[begin INPUT RECORDS]
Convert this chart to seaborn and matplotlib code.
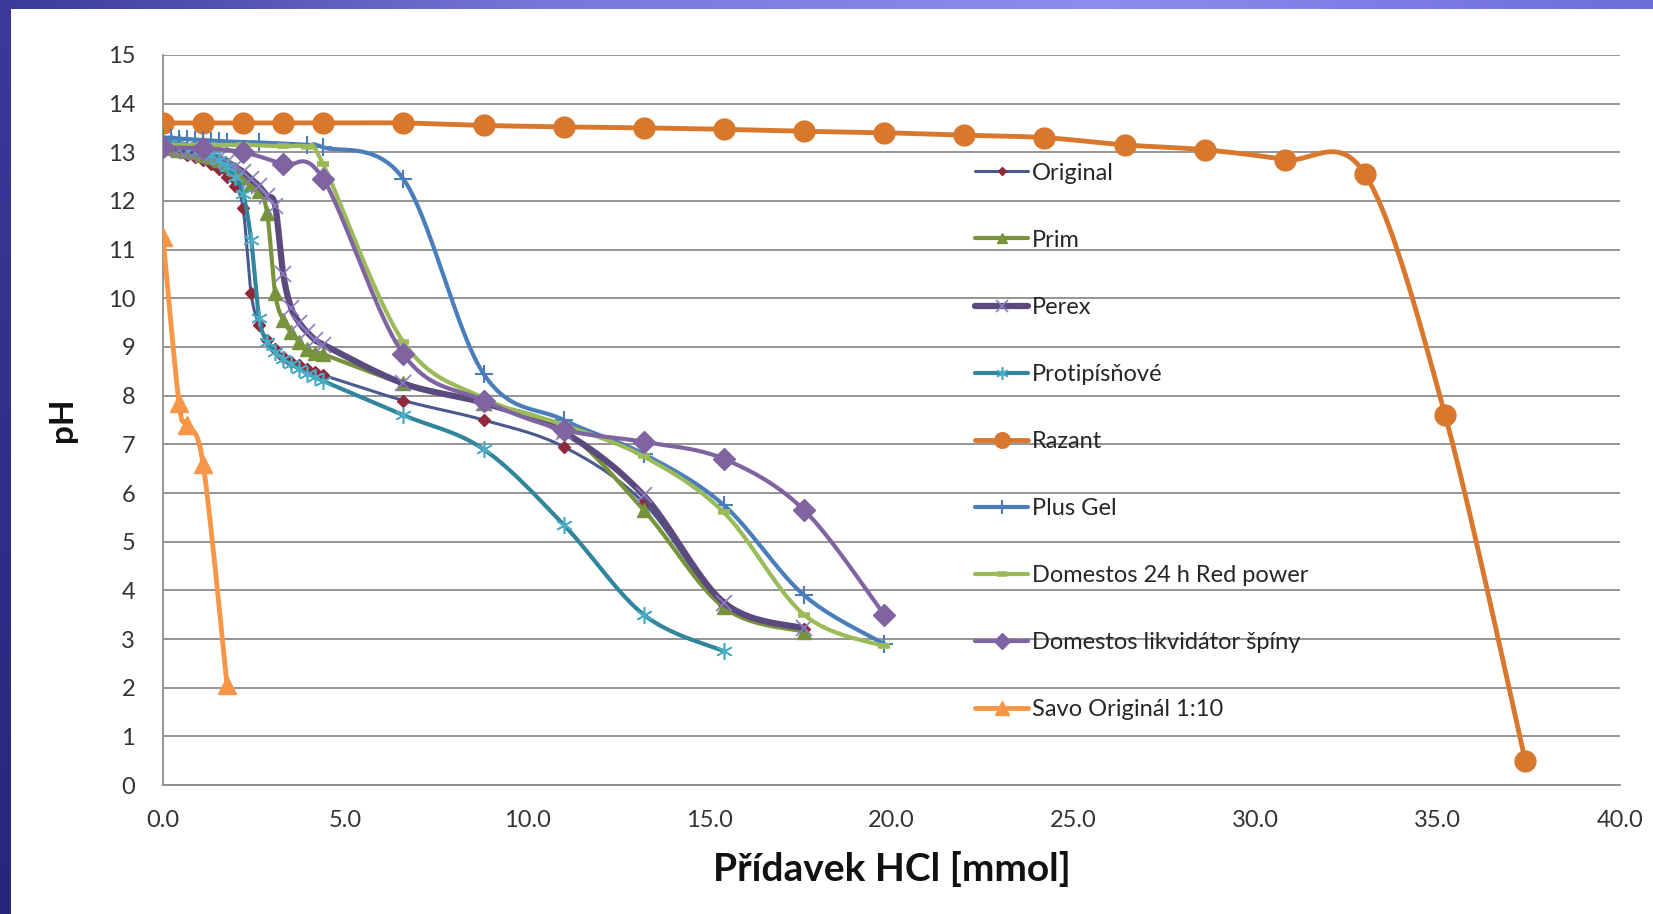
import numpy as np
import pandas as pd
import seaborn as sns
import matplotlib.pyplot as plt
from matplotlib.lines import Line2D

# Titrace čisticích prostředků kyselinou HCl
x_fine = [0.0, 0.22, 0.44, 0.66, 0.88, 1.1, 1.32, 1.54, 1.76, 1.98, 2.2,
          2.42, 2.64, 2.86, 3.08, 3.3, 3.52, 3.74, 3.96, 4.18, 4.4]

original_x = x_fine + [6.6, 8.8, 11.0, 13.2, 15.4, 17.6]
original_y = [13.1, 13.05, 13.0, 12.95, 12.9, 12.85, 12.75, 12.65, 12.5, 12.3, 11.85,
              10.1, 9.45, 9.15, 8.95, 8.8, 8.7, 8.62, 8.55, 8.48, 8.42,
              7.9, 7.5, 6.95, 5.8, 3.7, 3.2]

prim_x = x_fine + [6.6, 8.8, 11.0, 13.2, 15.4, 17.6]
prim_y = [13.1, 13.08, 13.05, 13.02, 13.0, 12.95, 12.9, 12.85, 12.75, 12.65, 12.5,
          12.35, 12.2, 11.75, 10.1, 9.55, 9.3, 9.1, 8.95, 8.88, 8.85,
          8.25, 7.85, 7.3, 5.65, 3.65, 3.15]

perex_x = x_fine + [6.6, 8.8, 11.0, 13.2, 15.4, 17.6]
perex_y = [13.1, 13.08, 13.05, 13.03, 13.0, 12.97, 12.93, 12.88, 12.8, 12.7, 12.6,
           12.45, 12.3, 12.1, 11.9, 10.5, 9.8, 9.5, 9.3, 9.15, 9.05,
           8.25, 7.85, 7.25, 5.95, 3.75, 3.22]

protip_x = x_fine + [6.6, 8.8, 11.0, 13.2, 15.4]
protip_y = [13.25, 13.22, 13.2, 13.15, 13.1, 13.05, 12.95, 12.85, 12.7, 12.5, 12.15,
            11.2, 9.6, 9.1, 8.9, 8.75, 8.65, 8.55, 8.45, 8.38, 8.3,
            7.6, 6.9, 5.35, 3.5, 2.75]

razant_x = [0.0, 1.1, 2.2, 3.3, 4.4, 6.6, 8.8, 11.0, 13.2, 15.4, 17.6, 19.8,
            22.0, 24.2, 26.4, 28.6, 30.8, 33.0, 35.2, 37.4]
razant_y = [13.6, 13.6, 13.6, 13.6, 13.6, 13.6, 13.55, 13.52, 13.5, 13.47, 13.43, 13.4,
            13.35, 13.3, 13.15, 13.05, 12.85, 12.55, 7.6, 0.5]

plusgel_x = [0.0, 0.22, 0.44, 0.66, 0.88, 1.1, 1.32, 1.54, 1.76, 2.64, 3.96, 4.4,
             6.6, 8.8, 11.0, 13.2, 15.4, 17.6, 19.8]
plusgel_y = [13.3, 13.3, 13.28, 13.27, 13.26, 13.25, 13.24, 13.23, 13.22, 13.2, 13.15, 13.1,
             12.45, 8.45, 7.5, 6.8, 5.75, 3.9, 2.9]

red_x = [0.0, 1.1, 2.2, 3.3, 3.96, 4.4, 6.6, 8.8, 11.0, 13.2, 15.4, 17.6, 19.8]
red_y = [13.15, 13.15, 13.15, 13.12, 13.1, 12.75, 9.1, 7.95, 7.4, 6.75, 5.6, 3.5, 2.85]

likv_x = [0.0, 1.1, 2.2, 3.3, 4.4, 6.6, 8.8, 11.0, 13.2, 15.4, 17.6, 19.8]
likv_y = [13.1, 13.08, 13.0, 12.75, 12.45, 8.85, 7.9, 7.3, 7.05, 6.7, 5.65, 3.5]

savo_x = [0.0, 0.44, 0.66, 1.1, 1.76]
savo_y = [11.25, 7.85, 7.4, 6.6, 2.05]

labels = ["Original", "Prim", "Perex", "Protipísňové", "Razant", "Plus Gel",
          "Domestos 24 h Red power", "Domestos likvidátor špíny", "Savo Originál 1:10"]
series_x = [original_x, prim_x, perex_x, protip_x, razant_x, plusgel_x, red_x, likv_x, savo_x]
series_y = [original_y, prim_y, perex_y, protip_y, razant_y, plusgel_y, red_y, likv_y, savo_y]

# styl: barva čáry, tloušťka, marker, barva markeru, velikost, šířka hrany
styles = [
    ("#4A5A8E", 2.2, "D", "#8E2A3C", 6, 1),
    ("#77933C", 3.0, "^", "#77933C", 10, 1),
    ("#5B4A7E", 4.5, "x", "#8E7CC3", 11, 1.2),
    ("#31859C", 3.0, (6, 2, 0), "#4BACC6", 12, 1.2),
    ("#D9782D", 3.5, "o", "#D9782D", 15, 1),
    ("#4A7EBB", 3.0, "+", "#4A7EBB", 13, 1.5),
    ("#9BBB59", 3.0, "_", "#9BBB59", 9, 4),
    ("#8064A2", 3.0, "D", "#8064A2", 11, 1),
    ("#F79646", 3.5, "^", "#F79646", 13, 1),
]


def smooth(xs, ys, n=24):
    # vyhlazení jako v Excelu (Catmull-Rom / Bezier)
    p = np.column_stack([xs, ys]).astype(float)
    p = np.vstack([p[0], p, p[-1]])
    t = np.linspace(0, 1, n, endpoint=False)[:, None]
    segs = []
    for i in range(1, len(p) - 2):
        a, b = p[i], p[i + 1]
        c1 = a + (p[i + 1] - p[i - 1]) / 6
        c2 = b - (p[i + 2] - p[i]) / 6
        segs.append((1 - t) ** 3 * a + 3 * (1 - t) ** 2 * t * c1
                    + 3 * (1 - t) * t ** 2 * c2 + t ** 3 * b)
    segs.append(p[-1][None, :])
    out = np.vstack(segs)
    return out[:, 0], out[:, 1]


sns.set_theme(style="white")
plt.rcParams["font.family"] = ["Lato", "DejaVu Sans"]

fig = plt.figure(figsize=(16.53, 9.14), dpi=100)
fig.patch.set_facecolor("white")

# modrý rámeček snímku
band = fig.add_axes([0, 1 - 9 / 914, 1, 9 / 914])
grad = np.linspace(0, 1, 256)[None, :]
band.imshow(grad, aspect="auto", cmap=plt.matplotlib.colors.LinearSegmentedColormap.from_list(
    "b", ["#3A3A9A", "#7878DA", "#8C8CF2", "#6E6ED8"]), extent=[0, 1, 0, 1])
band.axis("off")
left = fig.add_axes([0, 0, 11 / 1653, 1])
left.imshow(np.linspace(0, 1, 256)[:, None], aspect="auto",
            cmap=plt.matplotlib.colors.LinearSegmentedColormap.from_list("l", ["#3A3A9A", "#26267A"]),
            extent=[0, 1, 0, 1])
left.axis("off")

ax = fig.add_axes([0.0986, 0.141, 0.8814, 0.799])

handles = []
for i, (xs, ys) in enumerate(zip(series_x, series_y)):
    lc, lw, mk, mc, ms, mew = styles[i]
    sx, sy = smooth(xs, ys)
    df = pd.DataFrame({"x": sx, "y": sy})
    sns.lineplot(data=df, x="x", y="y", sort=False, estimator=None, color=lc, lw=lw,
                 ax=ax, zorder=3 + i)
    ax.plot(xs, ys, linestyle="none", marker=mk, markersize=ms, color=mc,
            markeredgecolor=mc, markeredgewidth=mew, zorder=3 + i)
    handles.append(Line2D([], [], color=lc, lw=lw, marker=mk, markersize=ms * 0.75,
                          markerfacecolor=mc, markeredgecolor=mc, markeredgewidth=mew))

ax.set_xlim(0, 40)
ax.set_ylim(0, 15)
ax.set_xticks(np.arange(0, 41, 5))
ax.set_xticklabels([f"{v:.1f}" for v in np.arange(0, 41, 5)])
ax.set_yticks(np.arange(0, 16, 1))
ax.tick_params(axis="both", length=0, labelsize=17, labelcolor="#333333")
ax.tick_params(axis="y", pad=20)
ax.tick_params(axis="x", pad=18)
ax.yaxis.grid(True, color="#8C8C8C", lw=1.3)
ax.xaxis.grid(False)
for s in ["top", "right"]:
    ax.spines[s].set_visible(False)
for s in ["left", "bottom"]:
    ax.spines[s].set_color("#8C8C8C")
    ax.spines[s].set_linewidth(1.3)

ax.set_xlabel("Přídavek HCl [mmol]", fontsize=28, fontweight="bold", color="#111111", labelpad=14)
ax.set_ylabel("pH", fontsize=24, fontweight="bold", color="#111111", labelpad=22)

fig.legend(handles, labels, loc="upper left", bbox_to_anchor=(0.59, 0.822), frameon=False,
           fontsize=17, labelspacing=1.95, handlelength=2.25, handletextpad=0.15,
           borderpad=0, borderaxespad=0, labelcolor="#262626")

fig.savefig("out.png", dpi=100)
[end INPUT RECORDS]
[begin INPUT RECORDS]
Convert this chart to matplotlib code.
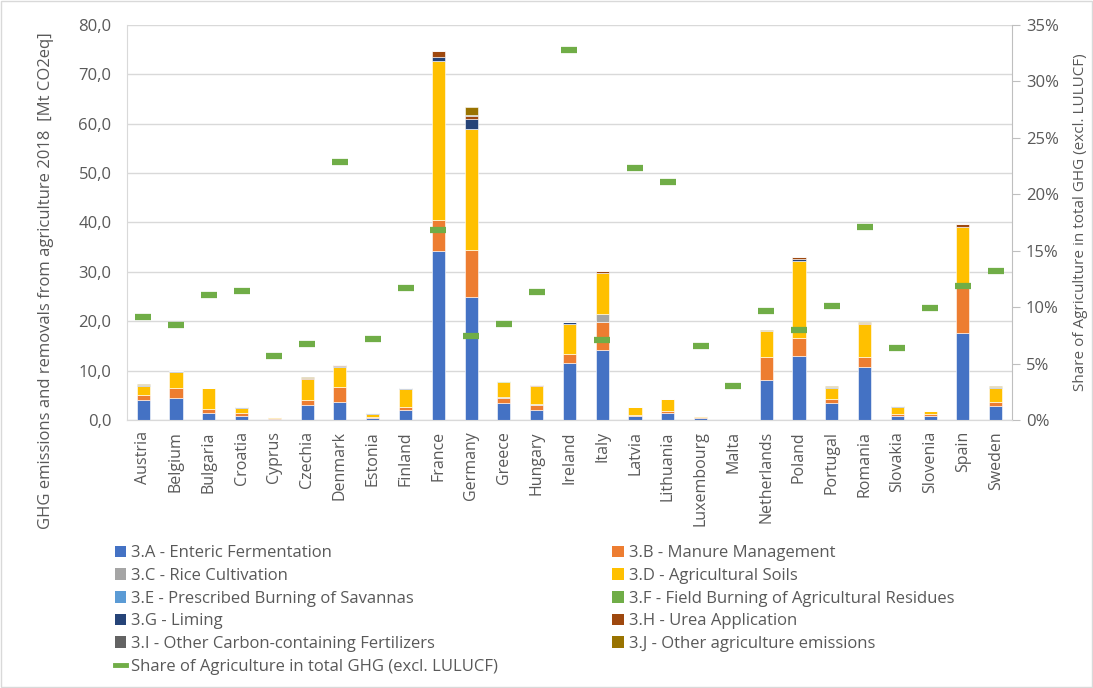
[end INPUT RECORDS]
■ **AIM OF THE EXERCISE**:
Set down exactly the lines above, from the line containing "Convert this chart to seaborn" through the line containing "7.6, 6.9, 5.35, 3.5, 2.75]". Skip the pictures.

■ **FINAL ANSWER**:
Convert this chart to seaborn and matplotlib code.
import numpy as np
import pandas as pd
import seaborn as sns
import matplotlib.pyplot as plt
from matplotlib.lines import Line2D

# Titrace čisticích prostředků kyselinou HCl
x_fine = [0.0, 0.22, 0.44, 0.66, 0.88, 1.1, 1.32, 1.54, 1.76, 1.98, 2.2,
          2.42, 2.64, 2.86, 3.08, 3.3, 3.52, 3.74, 3.96, 4.18, 4.4]

original_x = x_fine + [6.6, 8.8, 11.0, 13.2, 15.4, 17.6]
original_y = [13.1, 13.05, 13.0, 12.95, 12.9, 12.85, 12.75, 12.65, 12.5, 12.3, 11.85,
              10.1, 9.45, 9.15, 8.95, 8.8, 8.7, 8.62, 8.55, 8.48, 8.42,
              7.9, 7.5, 6.95, 5.8, 3.7, 3.2]

prim_x = x_fine + [6.6, 8.8, 11.0, 13.2, 15.4, 17.6]
prim_y = [13.1, 13.08, 13.05, 13.02, 13.0, 12.95, 12.9, 12.85, 12.75, 12.65, 12.5,
          12.35, 12.2, 11.75, 10.1, 9.55, 9.3, 9.1, 8.95, 8.88, 8.85,
          8.25, 7.85, 7.3, 5.65, 3.65, 3.15]

perex_x = x_fine + [6.6, 8.8, 11.0, 13.2, 15.4, 17.6]
perex_y = [13.1, 13.08, 13.05, 13.03, 13.0, 12.97, 12.93, 12.88, 12.8, 12.7, 12.6,
           12.45, 12.3, 12.1, 11.9, 10.5, 9.8, 9.5, 9.3, 9.15, 9.05,
           8.25, 7.85, 7.25, 5.95, 3.75, 3.22]

protip_x = x_fine + [6.6, 8.8, 11.0, 13.2, 15.4]
protip_y = [13.25, 13.22, 13.2, 13.15, 13.1, 13.05, 12.95, 12.85, 12.7, 12.5, 12.15,
            11.2, 9.6, 9.1, 8.9, 8.75, 8.65, 8.55, 8.45, 8.38, 8.3,
            7.6, 6.9, 5.35, 3.5, 2.75]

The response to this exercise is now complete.